If you feel lost in the lingo, our home care digital marketing specialists have broken it down so you can better understand what your monthly digital marketing reports reveal. You will also gain greater understanding of how your provider is moving the needle for your agency – or not.

Translating Traffic

  • Organic Traffic: This term refers to visitors who found your website by searching for specific information (senior care near me) or an answer to a problem (how do I help an elderly parent). Organic search visitors are typically high-quality leads with higher conversion rates.
  • Google My Business Traffic: This traffic type isn’t always classified as its own category, but it’s helpful if it is. Often it’s lumped in with “organic” traffic. When it’s separated from organic traffic, you can see how many website visitors clicked your Google Business Profile first and then clicked the link from there to your website.
  • Paid Traffic: Paid traffic refers to visitors who reach your website as a result of paid advertisements (PPC) like Google ads.
  • Social Traffic: This is traffic coming to your website from social channels like Facebook, LinkedIn, Instagram, and others. For example, when someone clicks a Facebook post that leads them to your website, their visit gets counted as social traffic.
  • Referral Traffic: This type of traffic refers to visitors who arrive on your website as a result of clicking a link on another website.
  • Direct Traffic: Direct traffic is Google’s “catch-all” bucket. These are website visitors who arrived on your site as a result of typing your website address (URL) into the browser or using a saved bookmark. Also, if Google is unable to identify the source of a website visit, it will go into this bucket. Some examples include traffic from email marketing campaigns or offline documents like PDF, Word, or Excel.


  • Engagement: Engagement data shows how visitors interact with your website, and is measured by:
    • Average Session Duration – How much time visitors spend browsing through your website each time they visit
    • Bounce Rate – How many visitors land on your site but leave without any interactions
    • Pages per Session – How many average pages visitors view on your site
    • Returning Visitors – Visitors who have visited your website multiple times
    • Scroll Depth – How much of your content visitors are reading
  • Conversion Actions: A conversion action is when someone makes contact with you by:
    • Calling the phone number on your website
    • Emailing you via the email address listed on your website
    • Chatting online via a chat feature, if one is installed on your site
    • Filling out and submitting your online contact form
    • Completing and submitting an employment application

There are variances in what constitutes a “conversion action” from one digital marketing provider to the next.
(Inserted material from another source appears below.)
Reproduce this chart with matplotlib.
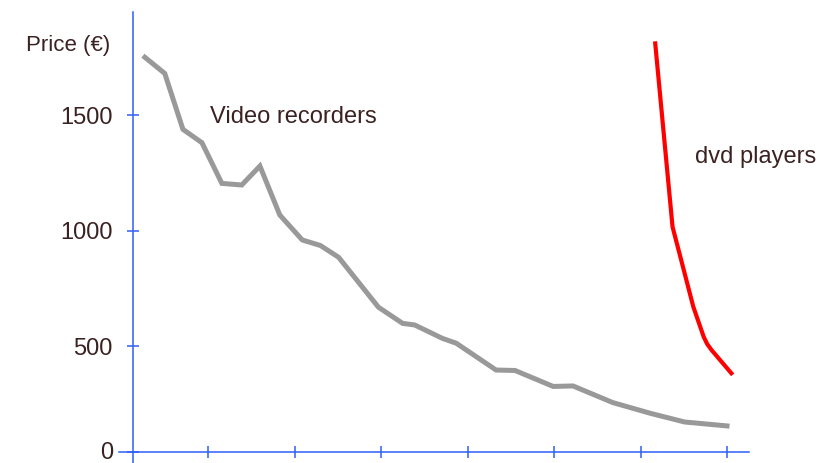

Be sure to ask your provider what they’re tracking as conversions – if they are, in fact, tracking conversions at all. This is not an automatic process, and requires your provider to utilize tracking tools, such as Google Analytics or Google Tag Manager.

Also note that website conversion actions are different from actual new clients started. It’s important to regularly give your digital marketing provider feedback about whether website conversions are translating to sales and what types of inquiries you are receiving. A good digital marketing provider will use intel from sales conversions and inquiries to make improvements to your digital marketing plan.

  • Keywords: Your keyword list includes words or phrases someone may type into a browser’s search bar when looking for the type of services offered by your company. Your digital marketing provider should show you an overview of all keywords your website is ranking for in search results. They should also be able to show you a list of keywords they have specifically chosen to target for your website based on research in your target market areas. This second list is the focus for use on-page and in metadata across your website. It should be closely monitored and updated over time based on keyword performance.
  • Sessions vs. Users: In a nutshell, ”users” represent unique visitors to your website, while “sessions” represent visits, or the number of times those users have come to your site. You can also look at the channel breakdowns for sessions to see if they came from organic search, social, paid search, direct, referral, or your Google Business Profile. And, you can review engagement details, such as how long users are staying on your site for each channel.
  • Domain Authority: Domain Authority is a search engine ranking score created by the software development company Moz that predicts how likely a website is to rank in search engine result pages (SERPs). It can help you better understand your site’s credibility in the eyes of the search engines and you can see how you compare to your competition by comparing Domain Authority scores with them.
  • Backlinks: Backlinks are links to your website from other websites. You should be able to see how you compare to your competitors in terms of the number of backlinks. It’s important to understand that there are both good and bad backlinks. Good backlinks are those from websites containing highly relevant content with high authority. Bad backlinks, on the other hand, are from websites that are spammy, contain low trust scores and authority, and are unnatural in terms of relevant content. The goal of your digital marketing provider should be to increase good backlinks while removing bad backlinks. Keep in mind that removing bad backlinks should be done carefully and not all at once to avoid possible penalties from Google.
  • Site Audit: A site audit gives you an overview of what’s happening behind the scenes of your website: broken internal or external links and images, missing metadata, missing alt attributes (metadata for images), missing or multiple H1 tags, duplicate content, low or high word count, and more. Learn more about these terms.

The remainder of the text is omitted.